Management Accounting Flashcards
Costing
Gathering of costing information and its attachments to cost objects (CIMA 2005)
Define and explain absorption costing
The method used to obtain the full cost of a product or a service.
Method:
1. Trace all direct and indirect costs to the cost centres
2. Allocate and apportion production overhead costs
3. Absorb costs into products
Cost Accumulation and Classification
by function, by the element, by nature, by behaviour
Product Costs
those costs that are attached to the products and therefore included in the inventory valuation (raw materials, labour, and production overhead)
Period Costs
Also known as non-manufacturing costs and they are not attached to the products and are not included in the inventory valuation (marketing and admin expenses)
Direct Costs
those related to a given cost object (product, department) and that can be traced to it in an economically feasible way
cost object = product, department or service
a price that can be directly tied to the production of goods or services. direct costs also tend to fluctuation with production levels
Indirect Costs
those that are related to the particular cost object but cannot be traced to in an economically feasible way
How is price calculated when using absorption costing?

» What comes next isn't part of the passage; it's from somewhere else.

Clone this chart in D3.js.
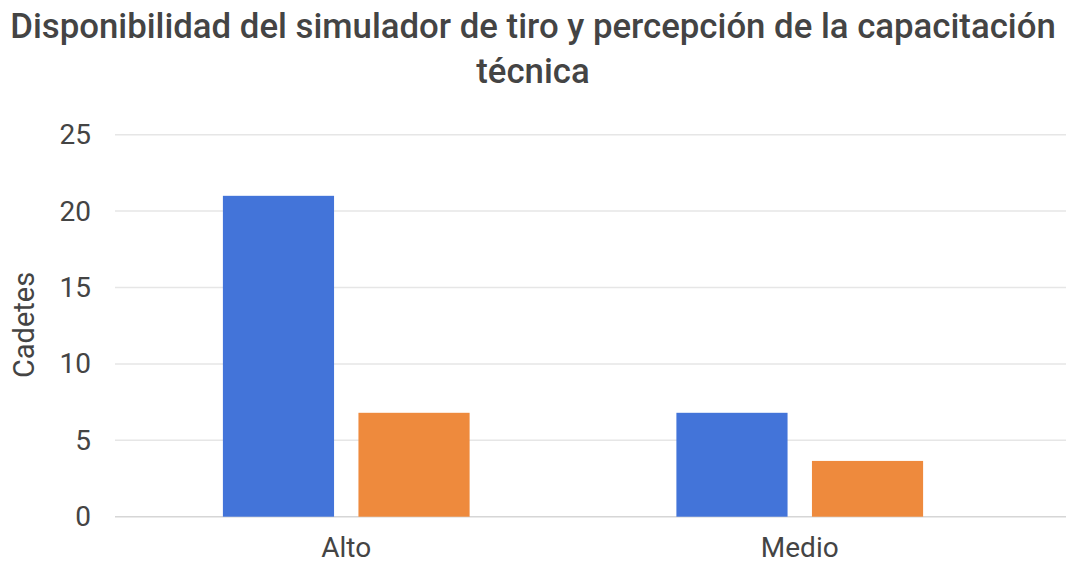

Price = cost + percentage for non-production cost + percentage for profit
Elasticity of demand
if a change in price leads to a more than proportionate change in quantity demanded, demand is elastic. Products that can be swapped for a similar product have elastic demand
Value-based pricing
a pricing strategy that sets prices primarily, but not exclusively, according to the perceived or estimated value of a product or service to the customer rather than according to the cost of the product or historical prices.
as per notes: increasing profits by increasing prices on selected products.
Economic Theory: Supply and Demand
Both supply and demand are dependent on prices
“the amount of a commodity, product, or service available and the desire of buyers for it, considered as factors regulating its price.”
Higher the price, the greater the supply; whereas, as the price decreases, demand increases.
Markup
The amount added to the cost price of goods to cover overheads and profit. The following must be considered:
- competition and market conditions
- covering non-manufacturing overheads
- the desired return
Cost-based Pricing (Cost-plus Pricing)
a pricing strategy in which the selling price is determined by adding a specific amount markup to a product’s unit cost.
Selling price = cost + markup
Return on Investment (ROI)
the ratio between net profit and cost of investment
Variable Cost Pricing
pricing method whereby the selling price is established by adding a markup to total variable costs.